O terrorista Omar Mir Saddique Mateen é o filho de um imigrante do Afeganistão que apoiou  abertamente o Taleban… Nós admitimos mais de 100.000 migrantes do Oriente Médio a cada ano. Desde o 11 de setembro, centenas de imigrantes e seus filhos têm sido implicados com o terrorismo nos Estados Unidos.” (Donald Trump – Pré-candidato republicano à Casa Branca)

Homofobia

A Pulse é uma boate voltada ao público LGBT. Segundo o pai do atirador, em uma viagem recente, seu filho ficou incomodado ao ver dois homens se beijando. Para ele, essa pode ser a motivação do ataque.

Em seu discurso em cadeia nacional, Obama reconheceu o caráter homofóbico do atentado e fez referência à mobilização da comunidade LGBT desde os anos 60, dizendo que “o lugar onde eles foram atacados é mais do que uma casa noturna – é um lugar de solidariedade e de empoderamento, onde as pessoas se reúnem para promover conscientização, dizer o que pensam e defender seus direitos civis”.
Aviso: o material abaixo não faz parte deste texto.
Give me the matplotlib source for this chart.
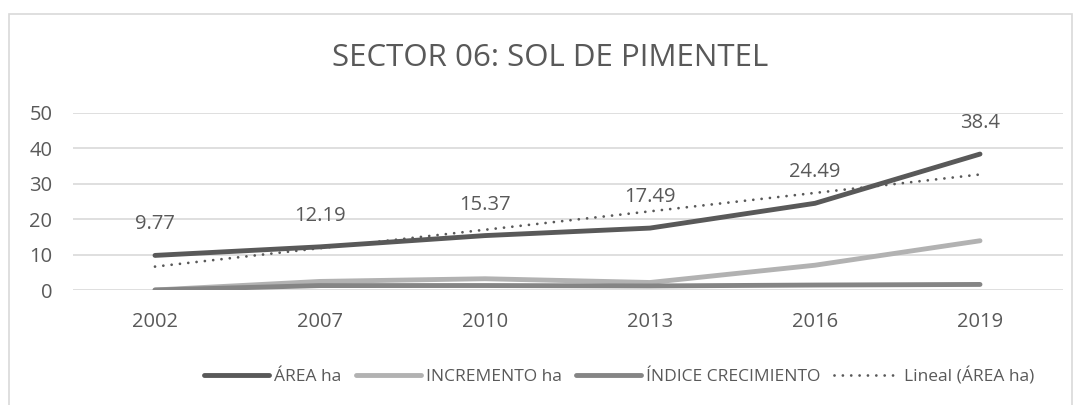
import matplotlib
matplotlib.use("Agg")
import matplotlib.pyplot as plt
from matplotlib.patches import Rectangle
import numpy as np

plt.rcParams['font.family'] = ['Open Sans', 'DejaVu Sans']

# data
years = ["2002", "2007", "2010", "2013", "2016", "2019"]
area_ha = [9.77, 12.19, 15.37, 17.49, 24.49, 38.4]
incremento_ha = [0, 2.42, 3.18, 2.12, 7.0, 13.91]
indice_crec = [0, 1.25, 1.26, 1.14, 1.40, 1.57]

text_color = '#595959'

fig = plt.figure(figsize=(10.81, 4.05), dpi=100)
# chart border (bottom edge lies outside the image, as in the original)
fig.patches.append(Rectangle((9 / 1081, -10 / 405), 1063 / 1081, 401 / 405,
                             transform=fig.transFigure, fill=False,
                             edgecolor='#d9d9d9', linewidth=1.2))

ax = fig.add_axes([72.5 / 1081, 1 - 290 / 405, 990 / 1081, 177 / 405])
x = np.arange(len(years))

ax.plot(x, area_ha, color='#595959', linewidth=3.5, solid_capstyle='round',
        label='ÁREA ha', zorder=4)
ax.plot(x, incremento_ha, color='#b2b2b2', linewidth=3.5, solid_capstyle='round',
        label='INCREMENTO ha', zorder=3)
ax.plot(x, indice_crec, color='#858585', linewidth=3.5, solid_capstyle='round',
        label='ÍNDICE CRECIMIENTO', zorder=3)

# linear trend of area
coef = np.polyfit(x + 1, area_ha, 1)
trend = np.polyval(coef, x + 1)
ax.plot(x, trend, color='#595959', linewidth=2.0, linestyle=(0, (0.01, 3)),
        dash_capstyle='round', label='Lineal (ÁREA ha)', zorder=5)

for xi, v in zip(x, area_ha):
    ax.annotate(f"{v:g}", (xi, v), xytext=(0, 22.3), textcoords='offset points',
                ha='center', va='center', fontsize=14.5, color=text_color)

ax.set_xlim(-0.5, len(years) - 0.5)
ax.set_ylim(0, 50)
ax.set_yticks(range(0, 51, 10))
ax.set_xticks(x)
ax.set_xticklabels(years)
ax.tick_params(axis='both', length=0, labelsize=14.5, labelcolor=text_color)
ax.tick_params(axis='x', pad=16)
ax.tick_params(axis='y', pad=14.5)
ax.grid(axis='y', color='#d9d9d9', linewidth=1.2)
ax.set_axisbelow(True)
for s in ax.spines.values():
    s.set_visible(False)

fig.text(550 / 1081, 1 - 58 / 405, "SECTOR 06: SOL DE PIMENTEL", ha='center', va='center',
         fontsize=22.5, color=text_color)

fig.legend(loc='center', bbox_to_anchor=(0.573, 1 - 376 / 405), ncol=4, frameon=False,
           fontsize=12.5, labelcolor=text_color, handlelength=3.75, handletextpad=0.3,
           columnspacing=0.8)

fig.savefig("out.png", dpi=100)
Clinton, que vem sendo constantemente questionada durante sua campanha por ter passado a apoiar a união entre pessoas do mesmo sexo apenas em 2014, acenou diretamente para a comunidade LGBT: “Este foi também um ato de ódio. O atirador atacou uma boate LGBT durante o mês do orgulho gay. Para a comunidade LGBT: por favor, sei que vocês têm milhões de aliados em todo o nosso país. Eu sou um deles. Continuaremos lutando pelo seu direito de viver livremente, abertamente e sem medo. O ódio não tem absolutamente lugar nenhum na América.”

Diferentemente de outros republicanos e da posição oficial do partido, Donald Trump não é um opositor dos direitos dos homossexuais. Ainda que ele já tenha se manifestado contra o casamento entre pessoas do mesmo sexo. Na sua mensagem pós-atentado, ele não se reporta diretamente à comunidade LGBT, mas diz que  “o islamismo radical defende o ódio contra mulheres, gays, judeus, cristãos e todos os americanos”. “Eu serei um presidente para todos os americanos, e eu vou proteger e defender todos os americanos”, disse ele.

Corrida presidencial

O impacto que o atentado terá na corrida presidencial já ficou evidente. Em razão de sua gravidade e da comoção nacional que causou, o episódio deve permanecer no centro do debate, ainda mais num cenário em que as opiniões entre os candidatos são tão distintas.

O próprio Obama fez um chamado ao concluir seu discurso dizendo “nós temos que decidir se esse é o tipo de país que queremos ser”.

Aparentemente, a corrida à Casa Branca vai vocalizar valores americanos sobre esses temas, com potencial para responder à pergunta do presidente prestes a deixar o cargo.